Całą drogę faktycznie spała jak niemowlę, obudziła się na godzinę ok. 4 rano i oglądała sobie co tam za oknem. Po tej godzinie znowu bez problemu usnęła. A my około 8 dojeżdżamy na miejsce. Pierwszy dzień w Stuttgarcie jest mocno rozruchowy i raczej spacery po okolicznych polach, łąkach, działkach, sadach + drzemka, bo noc nieprzespana.


sobota, 15 czerwca 2013

Niemcy, Germany, Deutschland, intro

Niemcy (Republika Federalna Niemiec) – państwo federacyjne położone w zachodniej i środkowej Europie. Składa się z 16 krajów związkowych (landów), a jego stolicą i największym miastem jest Berlin. Państwo ma powierzchnię 357 021 km² i panuje w nim klimat umiarkowany. Z ponad 80 milionami mieszkańców jest najludniejszym krajem Unii Europejskiej.  Jest to czołowe pod względem gospodarczym i politycznym państwo Europy.

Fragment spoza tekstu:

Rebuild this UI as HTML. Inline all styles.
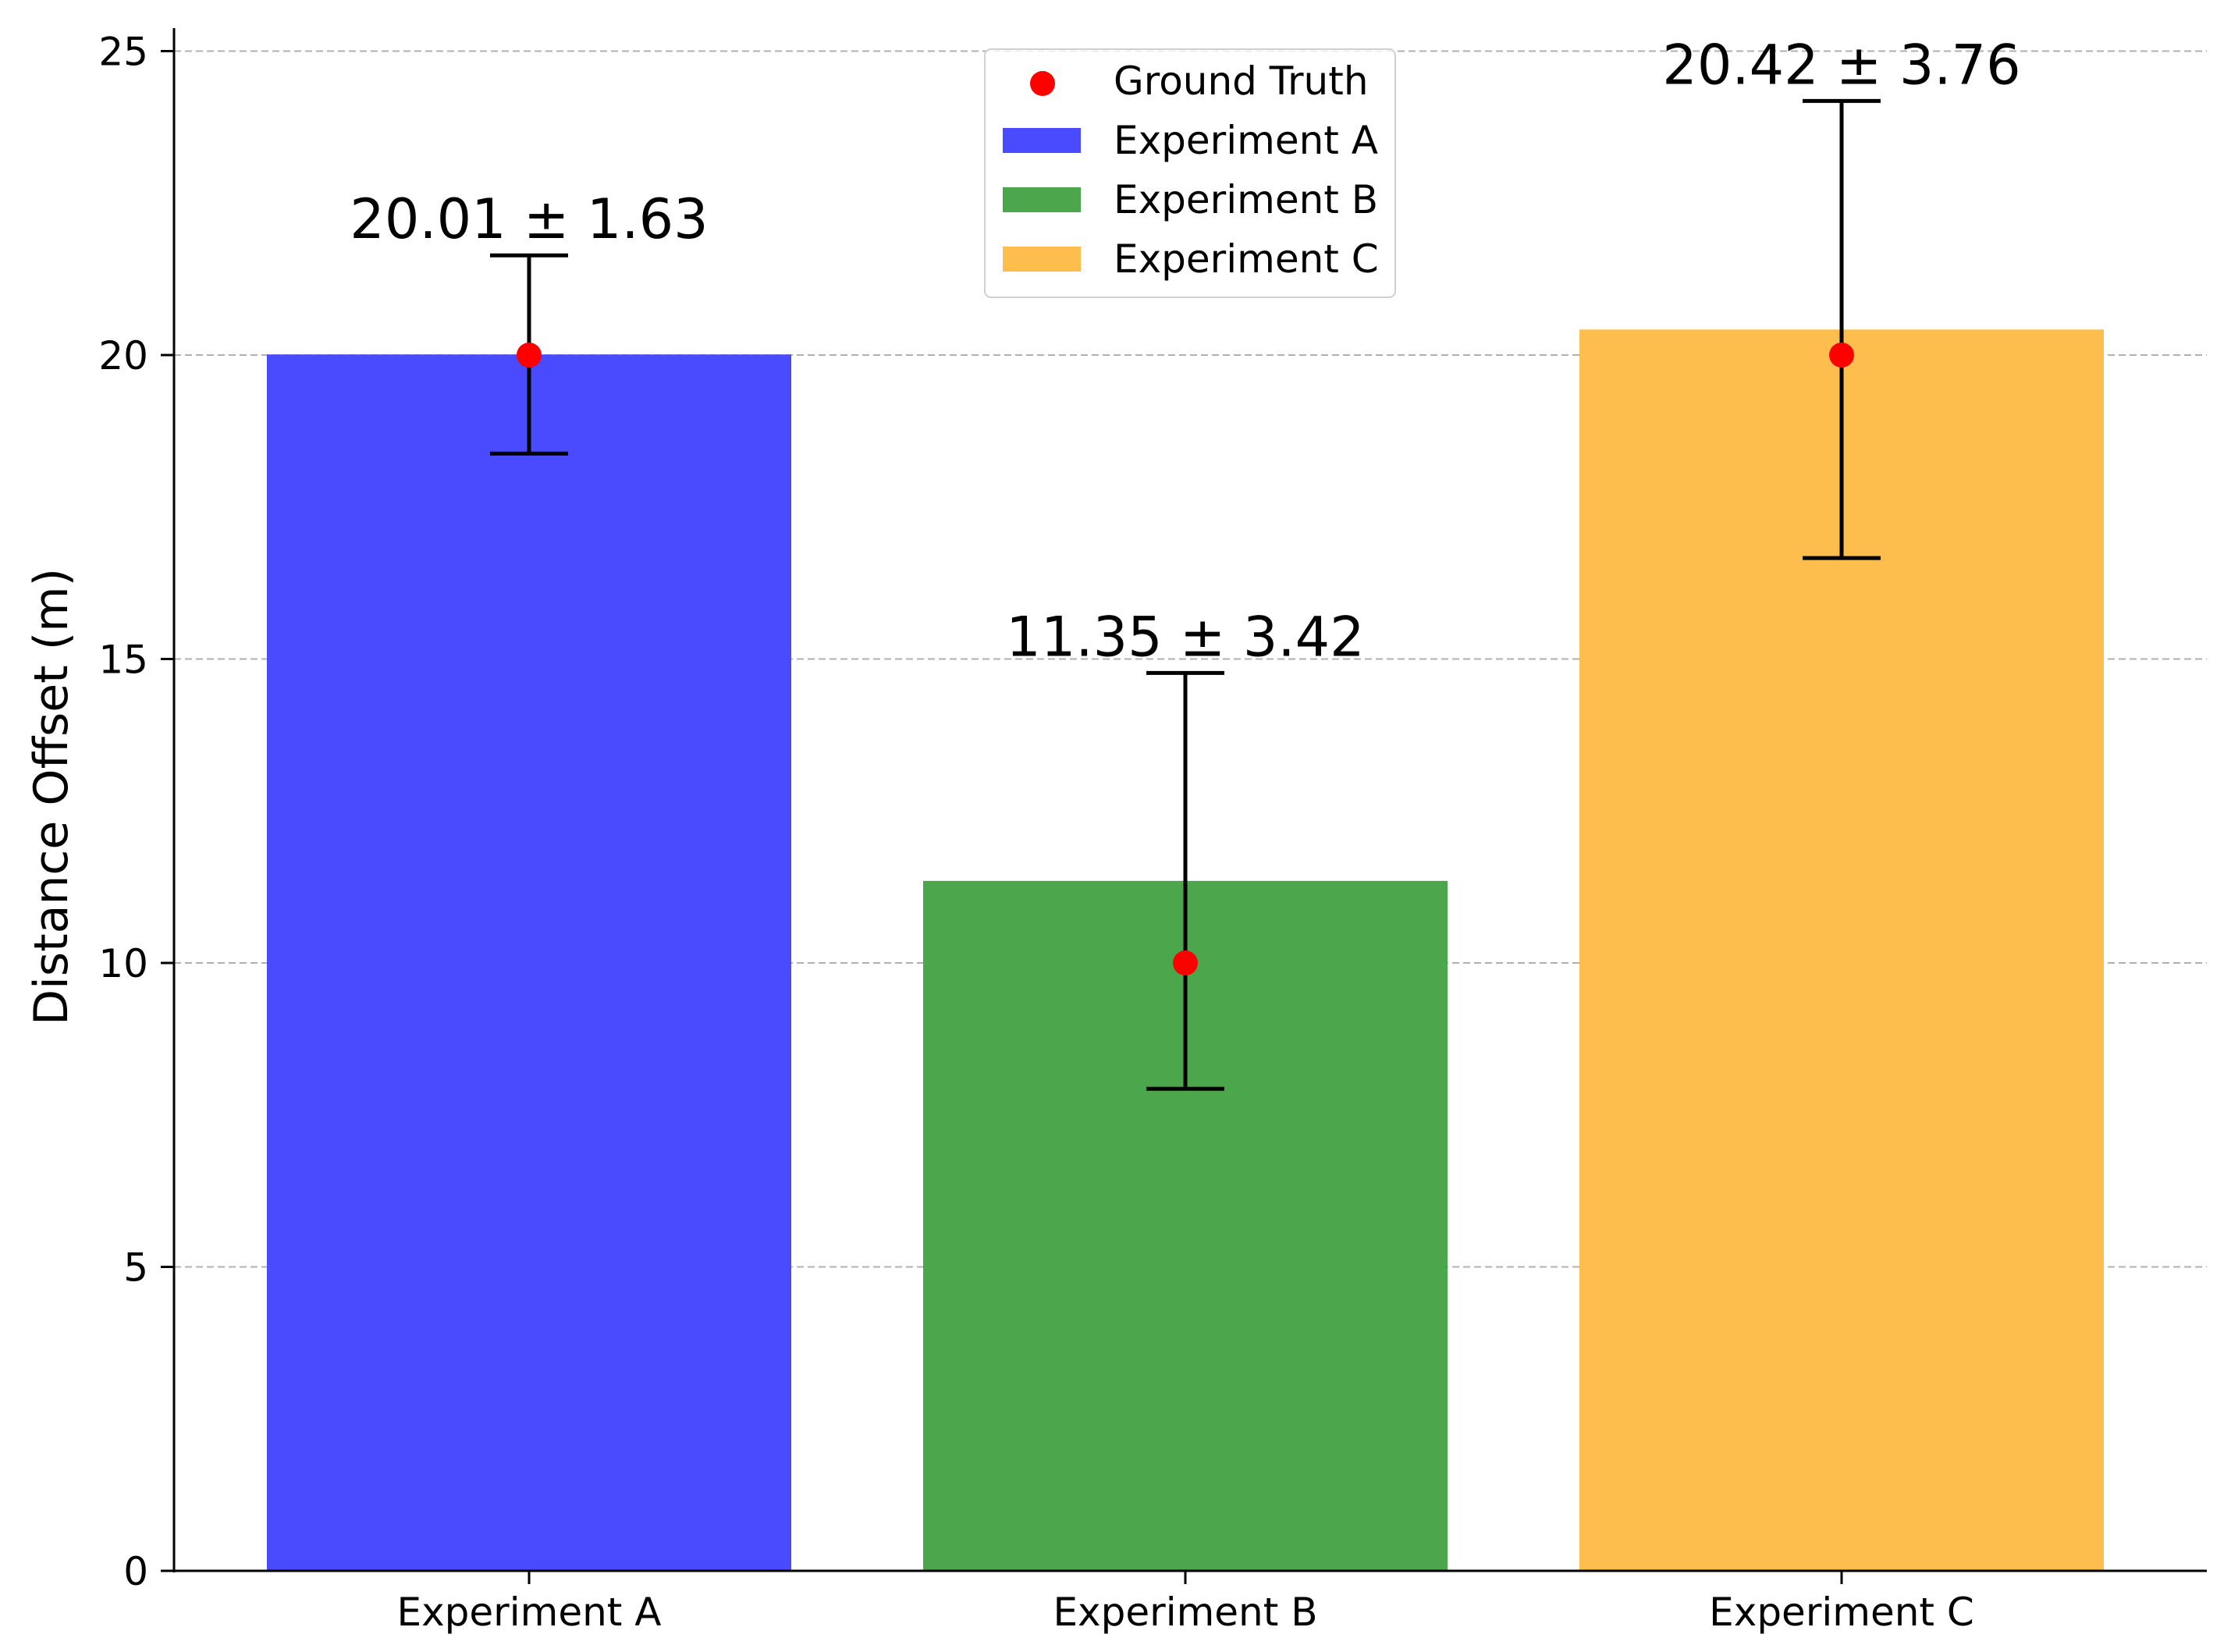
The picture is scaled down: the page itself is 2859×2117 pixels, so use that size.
<!DOCTYPE html>
<html><head><meta charset="utf-8"><style>
html,body{margin:0;padding:0;background:#fff;}
svg{display:block;font-family:"DejaVu Sans","Liberation Sans",sans-serif;}
</style></head><body>
<svg id="chart" width="2859" height="2117" viewBox="0 0 2859 2117" xmlns="http://www.w3.org/2000/svg"></svg>
<script>
const categories = ["Experiment A", "Experiment B", "Experiment C"];
const means = [20.01, 11.35, 20.42];
const errors = [1.63, 3.42, 3.76];
const groundTruth = [20, 10, 20];
const yTicks = [0, 5, 10, 15, 20, 25];
const colors = ["#4a4aff", "#4ca64c", "#fdbe4d"];

const NS = "http://www.w3.org/2000/svg";
const svg = document.getElementById("chart");
const X0 = 223, X1 = 2828, YTOP = 36;
function xPos(i){ return 678 + 841 * i; }
function yPos(v){ return 2013 - 77.9 * v; }
const BW = 672;
function mk(tag, attrs, parent){
  const e = document.createElementNS(NS, tag);
  for (const k in attrs) e.setAttribute(k, attrs[k]);
  (parent || svg).appendChild(e);
  return e;
}

yTicks.forEach(t => {
  const g = mk("line", {x1: X0, x2: X1, y1: yPos(t), y2: yPos(t), stroke: "#b0b0b0", "stroke-width": 2, "stroke-dasharray": "9,5"});
  
  
});

categories.forEach((c, i) => {
  const r = mk("rect", {x: xPos(i) - BW/2, y: yPos(means[i]), width: BW, height: yPos(0) - yPos(means[i]), fill: colors[i]});
  
  
});

categories.forEach((c, i) => {
  const x = xPos(i), yt = yPos(means[i] + errors[i]), yb = yPos(means[i] - errors[i]);
  const g = mk("g", {stroke: "#000", "stroke-width": 5});
  
  
  mk("line", {x1: x, x2: x, y1: yt, y2: yb}, g);
  mk("line", {x1: x - 50, x2: x + 50, y1: yt, y2: yt}, g);
  mk("line", {x1: x - 50, x2: x + 50, y1: yb, y2: yb}, g);
  const t = mk("text", {x: x, y: yt - 22, "text-anchor": "middle", "font-size": 70, fill: "#000"});
  t.textContent = means[i].toFixed(2) + " ± " + errors[i].toFixed(2);
  
  
});

categories.forEach((c, i) => {
  const d = mk("circle", {cx: xPos(i), cy: yPos(groundTruth[i]), r: 16, fill: "#ff0000"});
  
  
});

const ya = mk("line", {x1: X0, x2: X0, y1: YTOP, y2: yPos(0) + 2, stroke: "#000", "stroke-width": 3});


const xa = mk("line", {x1: X0 - 1, x2: X1, y1: yPos(0), y2: yPos(0), stroke: "#000", "stroke-width": 3});



yTicks.forEach(t => {
  mk("line", {x1: X0 - 17, x2: X0, y1: yPos(t), y2: yPos(t), stroke: "#000", "stroke-width": 3});
  const l = mk("text", {x: X0 - 33, y: yPos(t) + 18, "text-anchor": "end", "font-size": 50, fill: "#000"});
  l.textContent = t;
  
  
});
categories.forEach((c, i) => {
  mk("line", {x1: xPos(i), x2: xPos(i), y1: yPos(0), y2: yPos(0) + 17, stroke: "#000", "stroke-width": 3});
  const l = mk("text", {x: xPos(i), y: yPos(0) + 70, "text-anchor": "middle", "font-size": 50, fill: "#000"});
  l.textContent = c;
  
  
});

const yl = mk("text", {x: 0, y: 0, transform: "translate(86,1021) rotate(-90)", "text-anchor": "middle", "font-size": 60, fill: "#000"});
yl.textContent = "Distance Offset (m)";



const lg = mk("g", {});


mk("rect", {x: 1262, y: 63, width: 526, height: 318, rx: 8, fill: "#fff", "fill-opacity": 0.8, stroke: "#d0d0d0", "stroke-width": 2}, lg);
const entries = ["Ground Truth"].concat(categories);
entries.forEach((name, k) => {
  const cy = 104 + 76 * k;
  const e = mk("g", {}, lg);
  
  
  if (k === 0) mk("circle", {cx: 1336, cy: cy + 3, r: 16, fill: "#ff0000"}, e);
  else mk("rect", {x: 1285, y: cy - 16, width: 100, height: 32, fill: colors[k - 1]}, e);
  const t = mk("text", {x: 1427, y: cy + 17, "font-size": 50, fill: "#000"}, e);
  t.textContent = name;
});
</script>
</body></html>
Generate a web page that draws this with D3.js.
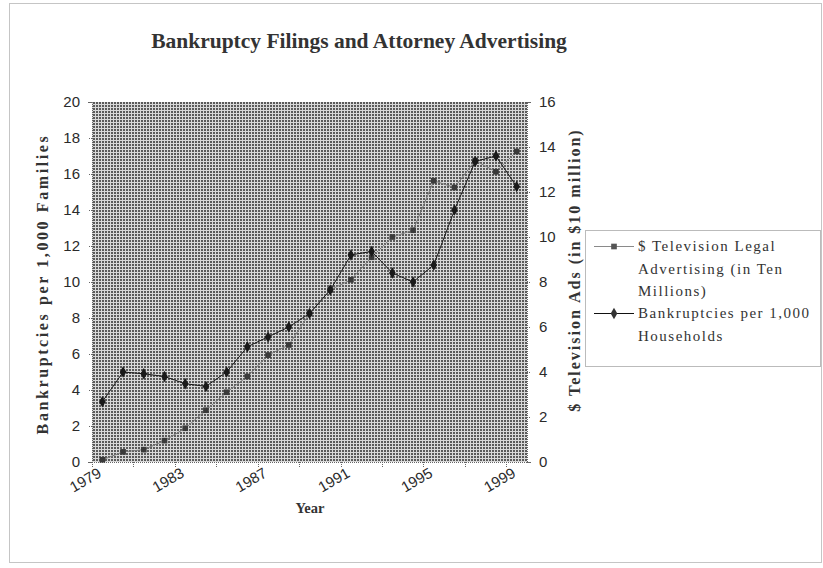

Chyba każdy wie gdzie to jest i jak tam jest.


Dlaczego Niemcy? Otóż dlatego, że jest blisko, mamy ograniczenia w budżecie, mamy trochę nieplanowane wolne, znamy (a w zasadzie jedno z nas) język. To drugie z nas potrafi kupić Bratwursta, piwo i zapytać o drogę gdzie można kupić wcześniej wymienione towary. Trzecie jeszcze nic nie mówi. A przy okazji w DE odwiedzimy znajome kąty. Czas mamy nielimitowany, jednak chcielibyśmy wrócić na warsztaty kreatywne dla dzieci, które są połączone z Poznań Malta Festival, szacujemy 7-10 dni. Podróż samochodem. Czas start!